In Regev's Paper "On Lattices, Learning with Errors, Random Linear Codes, and Cryptography" he considers in the introduction of the paper the "learning from parity with error". Where we have an unknown $s \in \mathbb{Z}_2^n$ our goal is to find this $s$, given a list of equations with errors e.g. $\langle s,a_i \rangle \approx b_i (\text{ mod } 2)$ etc. The $a_i$'s are chosen independently from the uniform distribution on $\mathbb{Z}_2^n$, $\langle s, a_i\rangle = \sum_j s_j (a_i)_j$ is the inner product modulo 2 of $s$ and $a$, each equation is correct with probability $1-\epsilon$. With no error we would be able to solve a system of equations using Gaussian elimination, this is understandable.
Regev goes a bit further and considers the Gaussian elimination process and assuming that we are interested in recovering only the first bit of $s$. He says using Gaussian elimination, we can find a set $S$ of $O(n)$ equations such that $\sum_S a_i$ is $(1,0,...,0)$. Summing the corresponding values $b_i$ gives us a guess for the first bit of $s$.

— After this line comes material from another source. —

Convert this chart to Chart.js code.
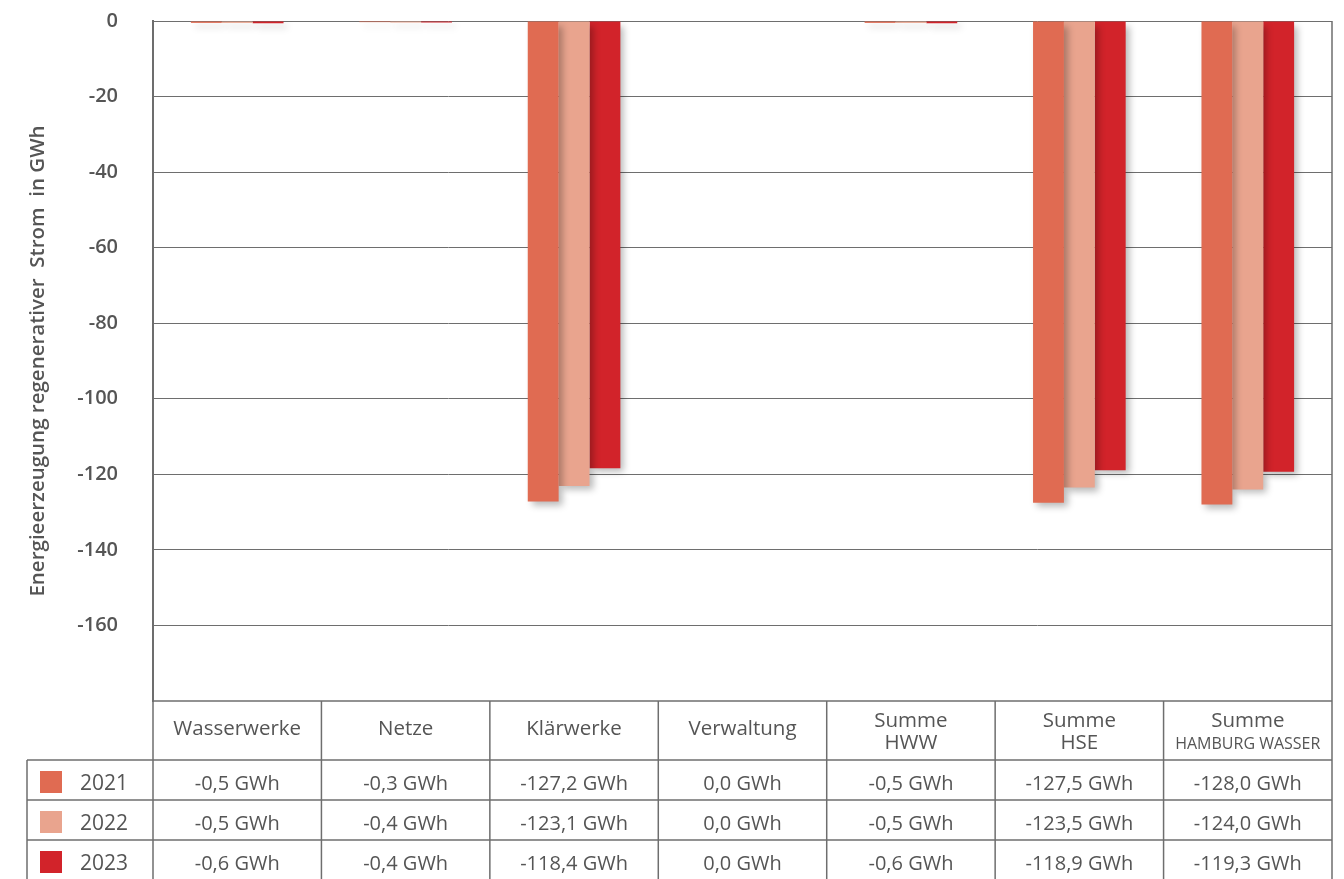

The part that I don't understand and this is my question: He says with a standard calculation one can show that this guess is correct with probability $\frac{1}{2} + 2^{-\Theta(n)}$. How exactly does one arrive this estimate, what is this standard calculation? I don't quite understand it, so I wanted to ask this question here.
I hope that my question is understandable. I thank you for helpful comments/answers.